Because of his new found success, Quenton's basketball coach Jim Cinnamon decides to sign a contract with the prestigious Miami Senior High School. Replacing Cinnamon is the track coach Bob Bickerstaff. Inexperienced in coaching basketball and hard headed, Bickerstaff forced the team to play a rigid style of basketball that was highly inefficient and ineffective. After losing several games in a row, Quenton gets frustrated one game and decides to lead the team in rebellion on the court against Coach Bickerstaff's gameplan. Though the team immediately begins to have success with Quenton's leadership, the prideful coach sets Quenton on the bench. His team loses the game, and Bickerstaff cuts Quenton from the team for subordination. Quenton can't believe it, but because of this trial, he invests himself in running and finally realizes where his true strengths are.

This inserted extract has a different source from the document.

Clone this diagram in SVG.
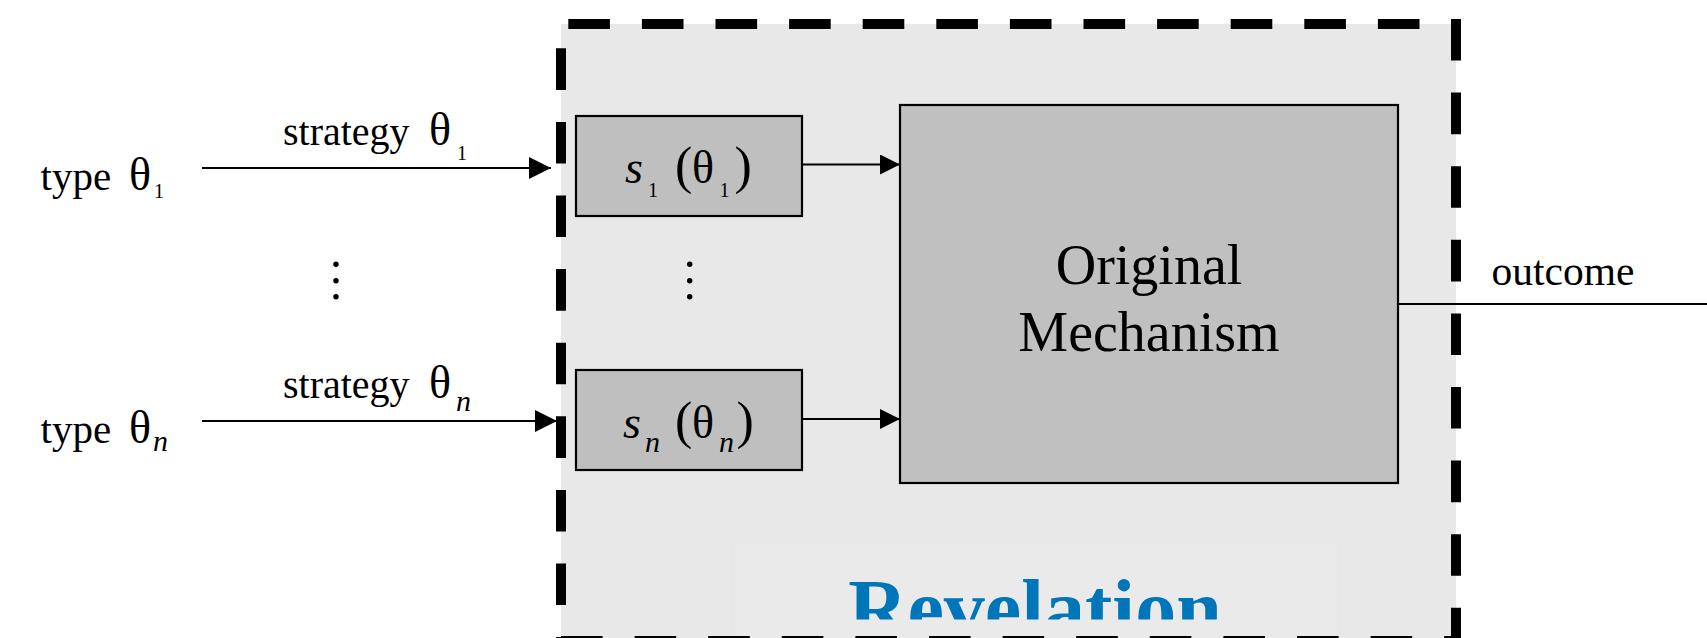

Quenton puts all his heart and soul into preparing for the track season if only to spite Coach Bickerstaff. Though he had been successful in cross country in the past, Quenton had never dedicated himself to running like he had basketball. That all changed with his being kicked off the team. He eventually runs fast enough to qualify for the state meet in the mile, but the week before the race, tragedy strikes: Trapper Nelson is arrested for the murder of a moonshiner named Lew Gene Harvey. The preliminary hearing for his case is going to be the day of the State meet. Though Trapper tells him he should run the meet, Quenton finds himself in a personal dilemma because he wants to be there in the courthouse to support his friend and mentor. Trapper doesn't want to Quenton to miss his race and is able to cut a deal with the police to help find the true murderers of the moonshiner. Without the case distracting him, Quenton is able to focus on preparing for the state meet. In the state race, Quenton comes from behind to beat the runner seated favorite to win the race and becomes the state champion in the mile. After the race is over, Quenton is introduced to Ben Cornwall, the head track coach at Southeastern University. Quenton is given a scholarship to Southeastern University, packs his things, and moves into Doobey Hall, where the events of Once a Runner begin.